Written problem: Reproduce exactly the opening lines of the listing, stopping after the line that contains "under ROC curve" and including it.

Dataset extract:
◇ ◇ ◇ ◇ ◇ ◇ ◇

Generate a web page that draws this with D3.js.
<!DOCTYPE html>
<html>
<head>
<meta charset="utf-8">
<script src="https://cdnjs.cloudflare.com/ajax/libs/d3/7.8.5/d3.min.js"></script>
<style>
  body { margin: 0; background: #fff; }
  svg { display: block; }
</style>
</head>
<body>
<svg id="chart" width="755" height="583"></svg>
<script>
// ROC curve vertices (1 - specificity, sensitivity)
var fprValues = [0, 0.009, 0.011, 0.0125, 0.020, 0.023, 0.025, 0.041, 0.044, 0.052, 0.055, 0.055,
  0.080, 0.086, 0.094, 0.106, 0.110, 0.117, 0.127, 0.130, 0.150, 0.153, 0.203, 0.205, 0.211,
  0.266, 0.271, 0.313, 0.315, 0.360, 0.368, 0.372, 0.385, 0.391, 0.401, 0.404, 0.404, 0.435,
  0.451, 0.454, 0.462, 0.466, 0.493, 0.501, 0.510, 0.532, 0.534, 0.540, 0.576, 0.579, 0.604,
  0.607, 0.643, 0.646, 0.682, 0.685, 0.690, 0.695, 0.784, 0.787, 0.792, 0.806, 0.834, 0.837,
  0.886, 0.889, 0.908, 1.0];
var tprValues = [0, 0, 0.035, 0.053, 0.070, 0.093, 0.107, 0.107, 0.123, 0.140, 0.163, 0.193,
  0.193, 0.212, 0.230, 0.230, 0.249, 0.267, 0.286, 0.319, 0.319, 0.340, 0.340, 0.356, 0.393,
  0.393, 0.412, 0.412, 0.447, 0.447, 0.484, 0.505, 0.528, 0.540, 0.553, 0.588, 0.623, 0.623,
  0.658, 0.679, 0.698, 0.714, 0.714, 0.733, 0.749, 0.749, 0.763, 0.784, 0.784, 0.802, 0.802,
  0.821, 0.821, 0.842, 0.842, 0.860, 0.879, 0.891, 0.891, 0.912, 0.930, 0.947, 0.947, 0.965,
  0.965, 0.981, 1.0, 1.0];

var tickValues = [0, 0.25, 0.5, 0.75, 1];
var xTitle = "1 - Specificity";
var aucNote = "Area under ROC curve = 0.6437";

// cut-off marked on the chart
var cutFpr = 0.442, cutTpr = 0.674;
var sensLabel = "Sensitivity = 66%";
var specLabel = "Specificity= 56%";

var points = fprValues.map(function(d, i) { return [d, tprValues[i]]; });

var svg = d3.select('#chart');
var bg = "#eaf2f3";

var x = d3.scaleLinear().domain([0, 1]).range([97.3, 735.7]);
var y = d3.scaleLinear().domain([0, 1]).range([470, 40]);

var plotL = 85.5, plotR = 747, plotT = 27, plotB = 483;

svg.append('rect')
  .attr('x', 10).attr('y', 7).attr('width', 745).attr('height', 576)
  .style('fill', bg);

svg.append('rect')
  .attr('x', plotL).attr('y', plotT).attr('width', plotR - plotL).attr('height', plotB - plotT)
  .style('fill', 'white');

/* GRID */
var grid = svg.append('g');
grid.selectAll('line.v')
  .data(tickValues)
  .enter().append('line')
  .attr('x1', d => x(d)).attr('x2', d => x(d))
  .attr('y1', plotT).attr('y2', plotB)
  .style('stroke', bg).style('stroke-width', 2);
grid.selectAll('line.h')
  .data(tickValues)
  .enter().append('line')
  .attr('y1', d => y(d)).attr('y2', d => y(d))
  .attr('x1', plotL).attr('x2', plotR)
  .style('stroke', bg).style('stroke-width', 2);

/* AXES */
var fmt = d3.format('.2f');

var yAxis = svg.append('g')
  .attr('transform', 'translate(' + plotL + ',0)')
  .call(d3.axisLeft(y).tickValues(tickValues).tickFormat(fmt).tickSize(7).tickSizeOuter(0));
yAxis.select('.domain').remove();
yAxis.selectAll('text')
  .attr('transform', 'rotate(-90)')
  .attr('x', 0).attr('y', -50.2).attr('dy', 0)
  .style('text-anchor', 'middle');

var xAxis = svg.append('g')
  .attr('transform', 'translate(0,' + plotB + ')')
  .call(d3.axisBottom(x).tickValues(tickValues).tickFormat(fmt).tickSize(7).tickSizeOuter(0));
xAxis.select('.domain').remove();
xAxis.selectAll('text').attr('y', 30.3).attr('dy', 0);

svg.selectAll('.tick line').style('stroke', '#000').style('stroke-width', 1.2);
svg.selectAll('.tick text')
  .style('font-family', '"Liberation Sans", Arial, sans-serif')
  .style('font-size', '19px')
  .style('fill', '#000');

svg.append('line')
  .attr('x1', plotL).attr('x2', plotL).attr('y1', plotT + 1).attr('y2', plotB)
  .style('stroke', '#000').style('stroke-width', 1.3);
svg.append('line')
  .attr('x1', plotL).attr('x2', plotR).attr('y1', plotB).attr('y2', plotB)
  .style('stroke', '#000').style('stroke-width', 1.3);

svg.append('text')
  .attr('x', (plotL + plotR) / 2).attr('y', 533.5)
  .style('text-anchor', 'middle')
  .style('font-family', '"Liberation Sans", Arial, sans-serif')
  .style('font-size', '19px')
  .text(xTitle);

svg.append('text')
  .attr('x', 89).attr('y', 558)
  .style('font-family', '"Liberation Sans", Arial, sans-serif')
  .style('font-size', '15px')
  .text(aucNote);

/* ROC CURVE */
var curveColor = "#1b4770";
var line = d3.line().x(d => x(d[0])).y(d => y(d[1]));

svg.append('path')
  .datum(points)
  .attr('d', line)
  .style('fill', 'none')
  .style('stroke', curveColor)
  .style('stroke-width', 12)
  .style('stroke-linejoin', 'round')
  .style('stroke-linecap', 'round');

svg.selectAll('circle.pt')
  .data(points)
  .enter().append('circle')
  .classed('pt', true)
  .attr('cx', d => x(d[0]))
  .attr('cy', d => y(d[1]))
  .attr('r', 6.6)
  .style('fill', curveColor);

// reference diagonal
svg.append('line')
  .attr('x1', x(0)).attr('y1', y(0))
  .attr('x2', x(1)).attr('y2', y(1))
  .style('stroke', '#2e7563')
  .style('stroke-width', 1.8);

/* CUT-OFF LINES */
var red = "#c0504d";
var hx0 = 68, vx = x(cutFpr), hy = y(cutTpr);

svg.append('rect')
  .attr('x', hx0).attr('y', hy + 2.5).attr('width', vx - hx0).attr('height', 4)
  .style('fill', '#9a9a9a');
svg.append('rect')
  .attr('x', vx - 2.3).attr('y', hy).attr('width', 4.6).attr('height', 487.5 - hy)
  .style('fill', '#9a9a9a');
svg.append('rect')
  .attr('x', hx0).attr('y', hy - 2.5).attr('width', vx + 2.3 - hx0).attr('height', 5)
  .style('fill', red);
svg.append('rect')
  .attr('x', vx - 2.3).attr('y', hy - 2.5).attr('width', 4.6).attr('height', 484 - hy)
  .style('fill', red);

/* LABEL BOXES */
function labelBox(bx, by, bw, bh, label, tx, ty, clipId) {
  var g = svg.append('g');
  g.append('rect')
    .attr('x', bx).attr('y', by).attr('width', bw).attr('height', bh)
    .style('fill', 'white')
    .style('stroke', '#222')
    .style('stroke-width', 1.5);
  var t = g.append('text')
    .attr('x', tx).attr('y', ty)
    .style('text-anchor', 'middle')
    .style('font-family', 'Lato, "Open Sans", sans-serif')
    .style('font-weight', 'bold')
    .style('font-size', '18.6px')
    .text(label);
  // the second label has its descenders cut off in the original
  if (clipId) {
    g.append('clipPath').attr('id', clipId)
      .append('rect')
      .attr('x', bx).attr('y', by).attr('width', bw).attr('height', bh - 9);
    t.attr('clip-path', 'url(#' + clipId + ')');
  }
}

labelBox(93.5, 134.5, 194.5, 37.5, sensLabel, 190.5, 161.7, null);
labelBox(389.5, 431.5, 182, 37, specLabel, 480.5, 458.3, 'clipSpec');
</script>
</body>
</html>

◇ ◇ ◇ ◇ ◇ ◇ ◇

Response to the task:
Generate a web page that draws this with D3.js.
<!DOCTYPE html>
<html>
<head>
<meta charset="utf-8">
<script src="https://cdnjs.cloudflare.com/ajax/libs/d3/7.8.5/d3.min.js"></script>
<style>
  body { margin: 0; background: #fff; }
  svg { display: block; }
</style>
</head>
<body>
<svg id="chart" width="755" height="583"></svg>
<script>
// ROC curve vertices (1 - specificity, sensitivity)
var fprValues = [0, 0.009, 0.011, 0.0125, 0.020, 0.023, 0.025, 0.041, 0.044, 0.052, 0.055, 0.055,
  0.080, 0.086, 0.094, 0.106, 0.110, 0.117, 0.127, 0.130, 0.150, 0.153, 0.203, 0.205, 0.211,
  0.266, 0.271, 0.313, 0.315, 0.360, 0.368, 0.372, 0.385, 0.391, 0.401, 0.404, 0.404, 0.435,
  0.451, 0.454, 0.462, 0.466, 0.493, 0.501, 0.510, 0.532, 0.534, 0.540, 0.576, 0.579, 0.604,
  0.607, 0.643, 0.646, 0.682, 0.685, 0.690, 0.695, 0.784, 0.787, 0.792, 0.806, 0.834, 0.837,
  0.886, 0.889, 0.908, 1.0];
var tprValues = [0, 0, 0.035, 0.053, 0.070, 0.093, 0.107, 0.107, 0.123, 0.140, 0.163, 0.193,
  0.193, 0.212, 0.230, 0.230, 0.249, 0.267, 0.286, 0.319, 0.319, 0.340, 0.340, 0.356, 0.393,
  0.393, 0.412, 0.412, 0.447, 0.447, 0.484, 0.505, 0.528, 0.540, 0.553, 0.588, 0.623, 0.623,
  0.658, 0.679, 0.698, 0.714, 0.714, 0.733, 0.749, 0.749, 0.763, 0.784, 0.784, 0.802, 0.802,
  0.821, 0.821, 0.842, 0.842, 0.860, 0.879, 0.891, 0.891, 0.912, 0.930, 0.947, 0.947, 0.965,
  0.965, 0.981, 1.0, 1.0];

var tickValues = [0, 0.25, 0.5, 0.75, 1];
var xTitle = "1 - Specificity";
var aucNote = "Area under ROC curve = 0.6437";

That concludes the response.